Mi casa está al costado de un arroyo, en un desfiladero junto a una gran montaña. En primavera, el deshielo y las fuertes lluvias hacen que esta corriente que nace en la cima descienda y actúe más como un río que como un arroyo.
Pensando en la oración, se me ocurre que, la mayoría de las veces, voy en la dirección incorrecta: empiezo abajo, en la profundidad de mis preocupaciones, y se las presento a Dios, informándolo como si Él no las supiera y rogándole con la esperanza de lograr que cambie de idea.
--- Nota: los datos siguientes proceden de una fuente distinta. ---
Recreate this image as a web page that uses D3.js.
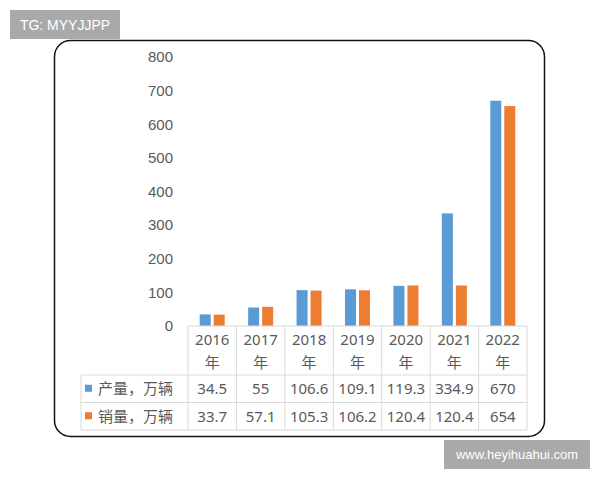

Sin embargo, debería comenzar donde nace la corriente.
Cuando cambiamos de dirección, nos damos cuenta de que Él está más interesado que nosotros en un ser amado enfermo, una familia destrozada o un adolescente rebelde. Nuestro Padre sabe qué necesitamos (Mateo 6:8).
La gracia, como el agua, desciende a las partes más bajas. Y las corrientes de misericordia fluyen. Debemos empezar con Dios y preguntar qué papel desempeñamos en su obra en la Tierra. Este nuevo punto de inicio en la oración cambia nuestra perspectiva. La naturaleza nos revela al gran Artista, y los seres humanos evidencian ser hechos a la imagen de Dios y con un destino eterno. La respuesta natural ante todo esto es gratitud y alabanza al Señor.